_Required task_
Your answer should be a single number: the count of lines containing "with".

_Records for the exercise_
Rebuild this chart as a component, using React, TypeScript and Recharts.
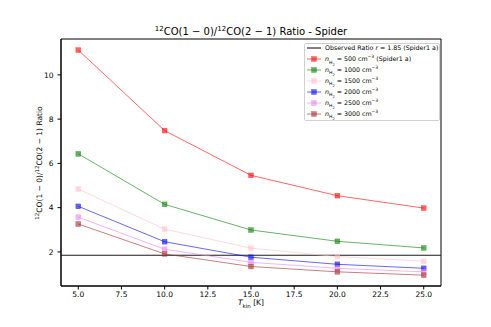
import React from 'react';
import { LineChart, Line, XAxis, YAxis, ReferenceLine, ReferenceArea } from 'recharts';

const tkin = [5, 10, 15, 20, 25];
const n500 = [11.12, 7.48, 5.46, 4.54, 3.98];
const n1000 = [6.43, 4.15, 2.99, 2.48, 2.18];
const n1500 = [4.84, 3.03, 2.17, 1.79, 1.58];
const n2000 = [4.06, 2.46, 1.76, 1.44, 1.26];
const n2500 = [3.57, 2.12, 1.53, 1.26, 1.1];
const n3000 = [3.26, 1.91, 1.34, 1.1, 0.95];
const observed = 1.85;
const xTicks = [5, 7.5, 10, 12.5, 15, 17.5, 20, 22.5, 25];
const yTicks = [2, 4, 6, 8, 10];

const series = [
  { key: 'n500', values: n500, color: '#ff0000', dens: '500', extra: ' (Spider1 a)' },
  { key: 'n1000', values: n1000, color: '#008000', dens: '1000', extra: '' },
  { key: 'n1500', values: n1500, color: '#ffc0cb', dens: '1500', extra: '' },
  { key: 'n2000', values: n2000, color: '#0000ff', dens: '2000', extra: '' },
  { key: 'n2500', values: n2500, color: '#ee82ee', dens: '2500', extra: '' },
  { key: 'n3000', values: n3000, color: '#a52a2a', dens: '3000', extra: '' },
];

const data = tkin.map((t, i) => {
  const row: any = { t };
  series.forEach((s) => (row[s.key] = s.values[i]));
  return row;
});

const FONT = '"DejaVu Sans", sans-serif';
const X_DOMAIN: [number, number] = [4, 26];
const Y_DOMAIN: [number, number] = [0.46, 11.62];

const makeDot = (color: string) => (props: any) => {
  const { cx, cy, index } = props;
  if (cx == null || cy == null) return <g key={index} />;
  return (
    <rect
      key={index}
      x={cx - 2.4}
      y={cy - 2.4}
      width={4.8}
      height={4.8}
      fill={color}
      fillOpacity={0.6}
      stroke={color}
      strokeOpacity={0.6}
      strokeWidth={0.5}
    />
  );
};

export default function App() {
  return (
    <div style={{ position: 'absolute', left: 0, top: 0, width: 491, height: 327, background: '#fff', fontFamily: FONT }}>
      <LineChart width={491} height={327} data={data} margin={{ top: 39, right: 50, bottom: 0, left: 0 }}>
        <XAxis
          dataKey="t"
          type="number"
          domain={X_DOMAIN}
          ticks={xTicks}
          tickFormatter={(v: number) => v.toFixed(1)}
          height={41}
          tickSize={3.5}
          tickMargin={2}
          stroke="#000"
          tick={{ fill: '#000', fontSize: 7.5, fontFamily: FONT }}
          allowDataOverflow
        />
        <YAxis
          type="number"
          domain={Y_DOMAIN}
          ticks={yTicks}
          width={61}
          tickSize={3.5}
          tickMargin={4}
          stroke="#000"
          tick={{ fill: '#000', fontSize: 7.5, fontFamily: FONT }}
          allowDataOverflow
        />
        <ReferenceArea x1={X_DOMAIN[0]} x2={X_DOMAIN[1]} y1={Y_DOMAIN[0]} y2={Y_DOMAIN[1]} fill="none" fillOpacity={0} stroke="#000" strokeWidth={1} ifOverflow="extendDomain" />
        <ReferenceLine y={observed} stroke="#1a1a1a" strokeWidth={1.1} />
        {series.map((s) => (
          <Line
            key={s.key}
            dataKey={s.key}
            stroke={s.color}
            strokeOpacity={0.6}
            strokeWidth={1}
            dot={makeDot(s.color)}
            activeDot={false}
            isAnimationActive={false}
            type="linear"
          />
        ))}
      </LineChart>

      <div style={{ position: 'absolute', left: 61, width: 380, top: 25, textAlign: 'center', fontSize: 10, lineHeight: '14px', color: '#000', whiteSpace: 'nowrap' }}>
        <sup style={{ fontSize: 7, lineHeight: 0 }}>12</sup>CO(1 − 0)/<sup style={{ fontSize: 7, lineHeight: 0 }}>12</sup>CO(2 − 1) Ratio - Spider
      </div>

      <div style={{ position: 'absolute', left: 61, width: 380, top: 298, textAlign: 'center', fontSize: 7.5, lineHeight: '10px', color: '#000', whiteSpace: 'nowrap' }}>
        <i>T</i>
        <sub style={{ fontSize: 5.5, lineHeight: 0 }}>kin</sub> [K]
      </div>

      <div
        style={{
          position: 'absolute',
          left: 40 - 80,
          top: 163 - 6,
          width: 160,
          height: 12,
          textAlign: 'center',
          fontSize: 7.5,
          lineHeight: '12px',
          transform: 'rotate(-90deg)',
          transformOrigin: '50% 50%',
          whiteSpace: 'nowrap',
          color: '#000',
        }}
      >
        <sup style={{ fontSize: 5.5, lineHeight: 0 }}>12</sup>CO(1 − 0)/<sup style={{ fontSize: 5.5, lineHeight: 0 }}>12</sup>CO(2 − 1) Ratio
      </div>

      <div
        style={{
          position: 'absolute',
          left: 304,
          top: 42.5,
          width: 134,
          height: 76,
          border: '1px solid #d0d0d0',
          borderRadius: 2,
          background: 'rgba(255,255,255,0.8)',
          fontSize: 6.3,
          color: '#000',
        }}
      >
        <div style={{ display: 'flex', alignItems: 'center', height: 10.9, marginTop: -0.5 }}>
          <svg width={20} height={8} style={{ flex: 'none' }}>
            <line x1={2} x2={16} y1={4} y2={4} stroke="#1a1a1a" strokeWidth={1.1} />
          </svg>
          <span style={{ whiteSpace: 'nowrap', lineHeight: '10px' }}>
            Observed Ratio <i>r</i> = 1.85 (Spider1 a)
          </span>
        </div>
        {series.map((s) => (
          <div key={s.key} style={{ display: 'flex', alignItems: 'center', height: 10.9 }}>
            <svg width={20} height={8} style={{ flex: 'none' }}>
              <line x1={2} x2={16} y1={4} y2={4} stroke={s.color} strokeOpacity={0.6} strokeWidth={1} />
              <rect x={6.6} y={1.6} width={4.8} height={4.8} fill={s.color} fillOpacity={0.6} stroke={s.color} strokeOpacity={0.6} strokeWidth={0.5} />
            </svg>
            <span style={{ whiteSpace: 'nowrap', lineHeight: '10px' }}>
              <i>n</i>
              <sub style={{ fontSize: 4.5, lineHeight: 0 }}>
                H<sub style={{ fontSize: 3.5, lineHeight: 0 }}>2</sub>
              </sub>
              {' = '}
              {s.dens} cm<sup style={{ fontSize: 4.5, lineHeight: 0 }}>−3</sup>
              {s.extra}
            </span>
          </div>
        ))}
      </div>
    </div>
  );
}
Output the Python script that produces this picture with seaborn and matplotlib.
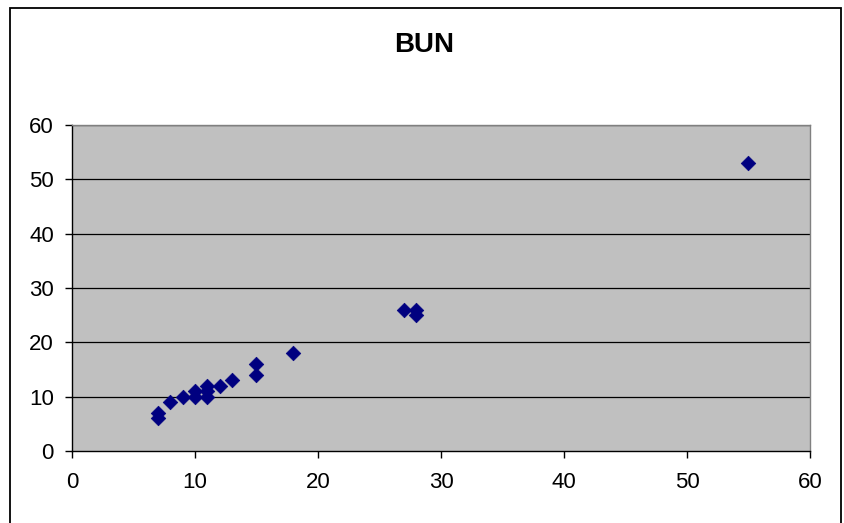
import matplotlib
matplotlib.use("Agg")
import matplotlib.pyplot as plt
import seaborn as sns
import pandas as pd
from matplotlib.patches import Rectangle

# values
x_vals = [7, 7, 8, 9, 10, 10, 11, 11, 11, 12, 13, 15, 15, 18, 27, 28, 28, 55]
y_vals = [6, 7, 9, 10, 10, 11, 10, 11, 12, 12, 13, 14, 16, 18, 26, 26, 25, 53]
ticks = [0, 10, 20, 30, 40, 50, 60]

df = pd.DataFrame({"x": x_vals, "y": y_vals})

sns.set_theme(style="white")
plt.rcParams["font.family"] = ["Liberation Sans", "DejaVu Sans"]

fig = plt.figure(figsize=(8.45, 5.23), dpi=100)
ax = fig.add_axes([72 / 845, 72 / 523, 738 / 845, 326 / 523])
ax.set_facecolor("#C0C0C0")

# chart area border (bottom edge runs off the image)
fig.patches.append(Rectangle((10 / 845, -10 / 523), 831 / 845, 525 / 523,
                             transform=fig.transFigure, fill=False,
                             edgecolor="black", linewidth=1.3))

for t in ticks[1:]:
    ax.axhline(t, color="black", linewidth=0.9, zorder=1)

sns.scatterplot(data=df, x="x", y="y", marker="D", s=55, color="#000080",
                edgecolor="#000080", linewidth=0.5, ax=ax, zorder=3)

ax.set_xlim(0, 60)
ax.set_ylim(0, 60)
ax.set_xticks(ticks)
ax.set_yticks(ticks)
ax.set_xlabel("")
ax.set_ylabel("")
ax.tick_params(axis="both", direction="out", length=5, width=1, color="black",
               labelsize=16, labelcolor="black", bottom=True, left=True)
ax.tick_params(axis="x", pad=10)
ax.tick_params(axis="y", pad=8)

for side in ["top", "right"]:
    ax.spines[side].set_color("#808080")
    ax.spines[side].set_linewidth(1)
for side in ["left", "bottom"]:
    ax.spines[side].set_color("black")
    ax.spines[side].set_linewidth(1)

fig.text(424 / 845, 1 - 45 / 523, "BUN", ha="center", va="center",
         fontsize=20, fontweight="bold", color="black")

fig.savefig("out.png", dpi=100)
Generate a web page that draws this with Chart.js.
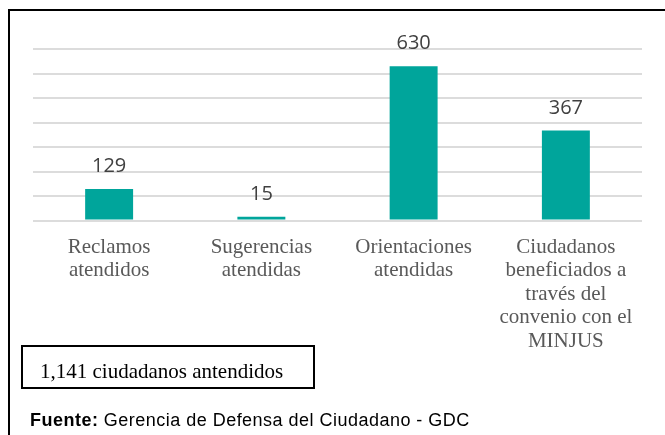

_Solution to this task_
2